◆ **WHAT THE TASK REQUIRES**: Check each line of the entries below for the string "LaTeX"; copy every line where it appears.

[Extracted data entries]
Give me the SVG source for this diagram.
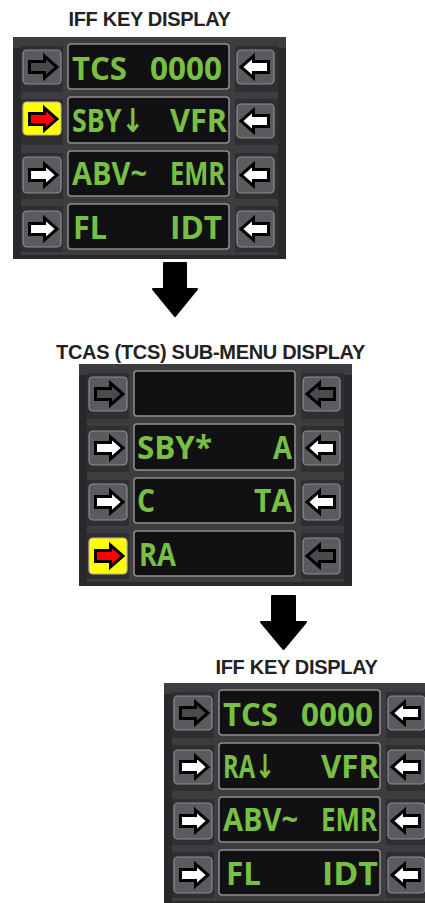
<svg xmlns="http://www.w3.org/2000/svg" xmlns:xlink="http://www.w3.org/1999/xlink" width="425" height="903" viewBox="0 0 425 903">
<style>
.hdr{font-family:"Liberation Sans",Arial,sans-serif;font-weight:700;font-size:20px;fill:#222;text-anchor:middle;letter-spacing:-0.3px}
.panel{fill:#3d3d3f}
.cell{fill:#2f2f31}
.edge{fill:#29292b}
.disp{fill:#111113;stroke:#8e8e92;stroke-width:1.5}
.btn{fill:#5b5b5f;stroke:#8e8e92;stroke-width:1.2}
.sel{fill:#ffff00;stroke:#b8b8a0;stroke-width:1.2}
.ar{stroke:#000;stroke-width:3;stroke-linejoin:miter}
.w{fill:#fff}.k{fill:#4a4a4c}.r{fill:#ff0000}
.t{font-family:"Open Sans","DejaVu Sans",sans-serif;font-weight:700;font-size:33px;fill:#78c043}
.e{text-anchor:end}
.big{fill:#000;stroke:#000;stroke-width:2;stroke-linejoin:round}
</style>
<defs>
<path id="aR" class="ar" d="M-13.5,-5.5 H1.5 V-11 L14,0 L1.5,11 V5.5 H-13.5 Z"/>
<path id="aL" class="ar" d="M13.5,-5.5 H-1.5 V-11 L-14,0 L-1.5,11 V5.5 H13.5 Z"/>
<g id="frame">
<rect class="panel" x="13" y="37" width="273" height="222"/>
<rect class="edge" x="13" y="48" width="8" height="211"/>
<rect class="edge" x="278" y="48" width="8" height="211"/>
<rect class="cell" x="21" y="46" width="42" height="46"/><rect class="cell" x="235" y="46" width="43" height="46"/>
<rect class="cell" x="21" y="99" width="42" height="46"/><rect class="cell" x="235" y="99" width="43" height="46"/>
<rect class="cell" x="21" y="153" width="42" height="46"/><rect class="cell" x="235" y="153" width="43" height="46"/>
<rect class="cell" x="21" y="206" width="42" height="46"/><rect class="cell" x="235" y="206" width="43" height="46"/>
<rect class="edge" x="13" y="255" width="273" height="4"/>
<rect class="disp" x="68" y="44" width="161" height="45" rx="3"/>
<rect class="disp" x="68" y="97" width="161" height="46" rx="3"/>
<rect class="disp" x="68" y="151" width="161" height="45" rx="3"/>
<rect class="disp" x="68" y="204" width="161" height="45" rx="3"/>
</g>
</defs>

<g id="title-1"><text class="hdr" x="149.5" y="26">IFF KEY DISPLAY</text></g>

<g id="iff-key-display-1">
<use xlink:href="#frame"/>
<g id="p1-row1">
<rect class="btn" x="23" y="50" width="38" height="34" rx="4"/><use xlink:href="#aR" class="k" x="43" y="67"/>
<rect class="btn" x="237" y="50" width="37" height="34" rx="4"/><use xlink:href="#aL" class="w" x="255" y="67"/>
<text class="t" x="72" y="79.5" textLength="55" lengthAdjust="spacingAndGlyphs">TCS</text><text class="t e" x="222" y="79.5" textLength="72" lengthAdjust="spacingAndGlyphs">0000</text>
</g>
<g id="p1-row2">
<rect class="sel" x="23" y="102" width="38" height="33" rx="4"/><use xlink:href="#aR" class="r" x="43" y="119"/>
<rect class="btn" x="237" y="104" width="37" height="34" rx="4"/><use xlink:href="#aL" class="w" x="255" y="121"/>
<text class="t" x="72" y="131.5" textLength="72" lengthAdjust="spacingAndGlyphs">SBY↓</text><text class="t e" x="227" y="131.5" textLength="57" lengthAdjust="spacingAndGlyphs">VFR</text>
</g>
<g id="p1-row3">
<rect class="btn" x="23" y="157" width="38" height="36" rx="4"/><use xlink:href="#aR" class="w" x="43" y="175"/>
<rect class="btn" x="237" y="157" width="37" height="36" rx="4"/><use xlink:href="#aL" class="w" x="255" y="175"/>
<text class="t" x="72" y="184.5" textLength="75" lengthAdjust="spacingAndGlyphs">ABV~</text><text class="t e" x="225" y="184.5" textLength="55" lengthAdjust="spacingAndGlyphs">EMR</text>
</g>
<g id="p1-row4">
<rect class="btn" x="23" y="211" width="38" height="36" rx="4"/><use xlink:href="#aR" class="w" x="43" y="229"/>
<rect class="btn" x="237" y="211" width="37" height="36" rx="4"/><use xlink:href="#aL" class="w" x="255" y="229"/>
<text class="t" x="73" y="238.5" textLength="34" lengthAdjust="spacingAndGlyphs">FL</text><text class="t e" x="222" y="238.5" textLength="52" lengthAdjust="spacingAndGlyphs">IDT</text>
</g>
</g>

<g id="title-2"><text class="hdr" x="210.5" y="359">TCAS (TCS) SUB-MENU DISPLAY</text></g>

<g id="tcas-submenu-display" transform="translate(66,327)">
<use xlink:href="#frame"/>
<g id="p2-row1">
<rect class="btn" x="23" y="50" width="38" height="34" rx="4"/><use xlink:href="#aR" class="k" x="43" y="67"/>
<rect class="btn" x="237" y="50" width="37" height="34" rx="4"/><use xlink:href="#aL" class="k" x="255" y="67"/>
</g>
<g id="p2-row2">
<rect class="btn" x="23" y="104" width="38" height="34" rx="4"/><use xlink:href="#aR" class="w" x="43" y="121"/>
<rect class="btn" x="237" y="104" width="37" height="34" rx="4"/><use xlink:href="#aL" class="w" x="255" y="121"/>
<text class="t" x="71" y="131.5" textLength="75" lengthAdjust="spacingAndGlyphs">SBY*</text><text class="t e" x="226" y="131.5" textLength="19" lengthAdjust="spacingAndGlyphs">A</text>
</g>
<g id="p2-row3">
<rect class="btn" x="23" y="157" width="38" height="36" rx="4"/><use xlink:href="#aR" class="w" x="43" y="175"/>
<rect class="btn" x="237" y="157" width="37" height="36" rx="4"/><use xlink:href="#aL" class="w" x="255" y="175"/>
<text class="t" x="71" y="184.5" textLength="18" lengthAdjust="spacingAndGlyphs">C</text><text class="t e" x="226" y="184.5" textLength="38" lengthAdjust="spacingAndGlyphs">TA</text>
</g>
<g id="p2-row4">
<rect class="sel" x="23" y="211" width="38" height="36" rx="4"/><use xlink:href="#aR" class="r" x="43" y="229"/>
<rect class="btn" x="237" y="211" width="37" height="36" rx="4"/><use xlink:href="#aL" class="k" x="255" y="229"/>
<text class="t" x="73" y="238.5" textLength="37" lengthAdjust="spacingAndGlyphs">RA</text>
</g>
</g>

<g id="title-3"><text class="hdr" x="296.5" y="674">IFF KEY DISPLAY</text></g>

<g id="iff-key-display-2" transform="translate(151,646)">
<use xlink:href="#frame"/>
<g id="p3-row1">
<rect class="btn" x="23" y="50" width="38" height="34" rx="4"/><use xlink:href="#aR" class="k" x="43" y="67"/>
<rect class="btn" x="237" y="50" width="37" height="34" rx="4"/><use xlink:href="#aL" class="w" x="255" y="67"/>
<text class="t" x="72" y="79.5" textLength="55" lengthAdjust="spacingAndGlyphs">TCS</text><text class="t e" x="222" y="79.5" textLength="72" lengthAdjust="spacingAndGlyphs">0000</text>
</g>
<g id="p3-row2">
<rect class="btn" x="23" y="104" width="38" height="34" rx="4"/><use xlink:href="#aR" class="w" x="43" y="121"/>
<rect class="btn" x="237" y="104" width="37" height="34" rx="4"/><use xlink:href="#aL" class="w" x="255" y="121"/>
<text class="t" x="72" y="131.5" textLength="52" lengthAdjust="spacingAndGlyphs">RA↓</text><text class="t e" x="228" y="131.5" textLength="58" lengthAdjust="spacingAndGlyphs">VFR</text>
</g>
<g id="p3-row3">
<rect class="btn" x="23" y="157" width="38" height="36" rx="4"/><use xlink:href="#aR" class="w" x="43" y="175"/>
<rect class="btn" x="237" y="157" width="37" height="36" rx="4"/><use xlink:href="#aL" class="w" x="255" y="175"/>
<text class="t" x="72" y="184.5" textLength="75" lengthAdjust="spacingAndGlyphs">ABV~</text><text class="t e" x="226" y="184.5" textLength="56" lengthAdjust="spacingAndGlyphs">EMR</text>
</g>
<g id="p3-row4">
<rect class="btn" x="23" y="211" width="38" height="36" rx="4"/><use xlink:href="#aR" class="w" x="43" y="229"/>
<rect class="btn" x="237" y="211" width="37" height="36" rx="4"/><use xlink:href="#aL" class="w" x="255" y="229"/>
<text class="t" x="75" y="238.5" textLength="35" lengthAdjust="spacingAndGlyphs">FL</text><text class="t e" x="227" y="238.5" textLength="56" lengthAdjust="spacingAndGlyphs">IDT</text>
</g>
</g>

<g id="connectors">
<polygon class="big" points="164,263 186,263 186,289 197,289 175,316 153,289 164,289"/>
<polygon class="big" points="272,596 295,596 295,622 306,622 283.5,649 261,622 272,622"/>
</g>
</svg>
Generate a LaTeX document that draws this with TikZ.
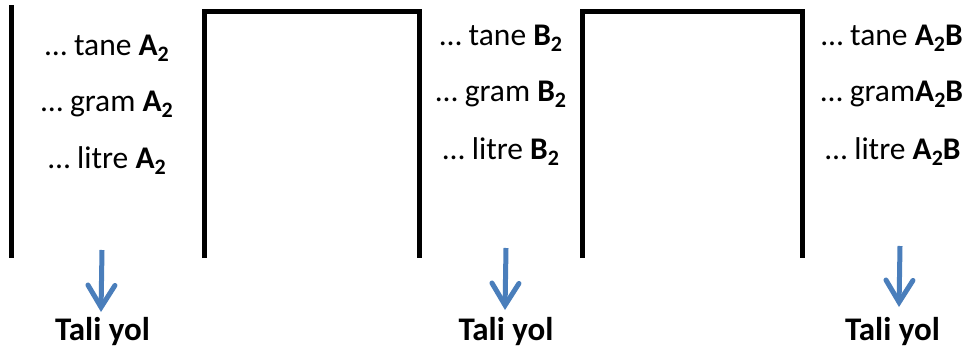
* * *
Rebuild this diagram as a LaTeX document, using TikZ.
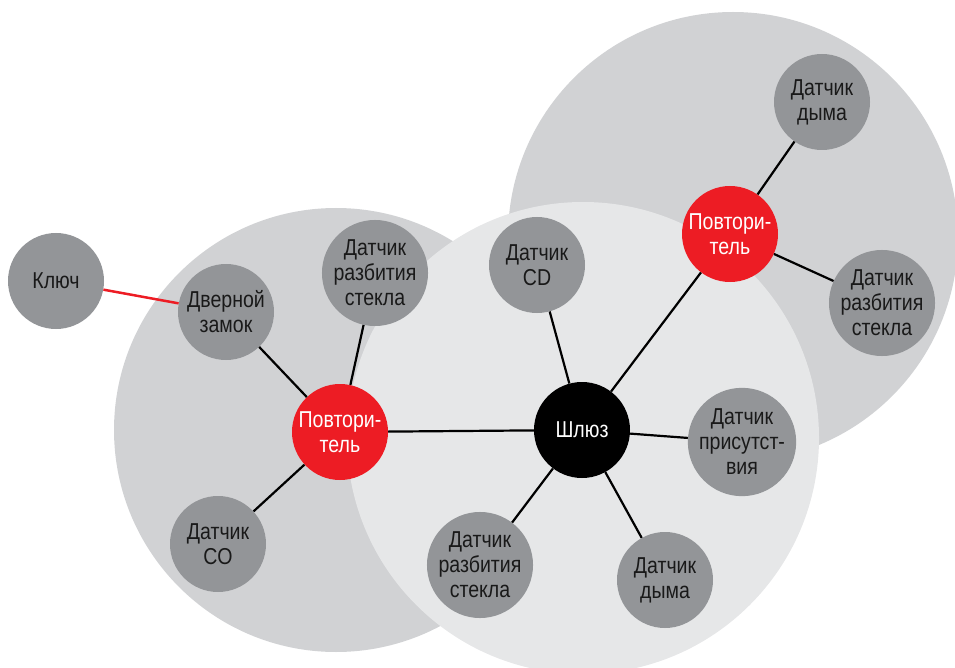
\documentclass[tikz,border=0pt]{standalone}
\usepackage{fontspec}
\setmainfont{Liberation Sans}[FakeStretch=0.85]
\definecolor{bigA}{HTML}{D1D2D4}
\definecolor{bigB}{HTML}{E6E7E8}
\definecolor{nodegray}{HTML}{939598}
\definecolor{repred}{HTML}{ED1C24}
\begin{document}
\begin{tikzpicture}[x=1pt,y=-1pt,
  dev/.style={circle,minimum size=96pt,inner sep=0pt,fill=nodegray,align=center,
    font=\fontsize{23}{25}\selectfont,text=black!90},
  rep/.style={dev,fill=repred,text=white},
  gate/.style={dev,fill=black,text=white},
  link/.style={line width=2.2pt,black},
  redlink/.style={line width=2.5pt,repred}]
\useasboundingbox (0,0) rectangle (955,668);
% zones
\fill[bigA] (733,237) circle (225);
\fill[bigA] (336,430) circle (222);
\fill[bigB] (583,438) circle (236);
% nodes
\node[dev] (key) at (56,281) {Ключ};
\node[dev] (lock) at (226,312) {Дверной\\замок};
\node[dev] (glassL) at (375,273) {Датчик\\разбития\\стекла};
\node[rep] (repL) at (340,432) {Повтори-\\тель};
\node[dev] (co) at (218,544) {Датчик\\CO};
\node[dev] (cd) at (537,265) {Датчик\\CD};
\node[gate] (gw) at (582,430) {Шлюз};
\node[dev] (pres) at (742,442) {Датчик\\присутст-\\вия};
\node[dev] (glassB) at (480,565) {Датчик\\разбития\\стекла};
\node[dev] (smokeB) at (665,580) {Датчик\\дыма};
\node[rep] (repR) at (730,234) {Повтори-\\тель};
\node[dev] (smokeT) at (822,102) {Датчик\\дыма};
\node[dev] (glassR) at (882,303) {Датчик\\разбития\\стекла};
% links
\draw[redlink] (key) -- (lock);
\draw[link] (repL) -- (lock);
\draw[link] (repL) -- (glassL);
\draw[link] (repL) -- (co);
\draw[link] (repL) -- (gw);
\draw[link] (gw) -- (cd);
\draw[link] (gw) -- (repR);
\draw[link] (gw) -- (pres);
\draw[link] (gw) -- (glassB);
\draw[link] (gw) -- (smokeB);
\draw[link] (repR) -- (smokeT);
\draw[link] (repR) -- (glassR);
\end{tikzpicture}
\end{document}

◆ **RESPONSE TO THE EXERCISE**:
Generate a LaTeX document that draws this with TikZ.
Rebuild this diagram as a LaTeX document, using TikZ.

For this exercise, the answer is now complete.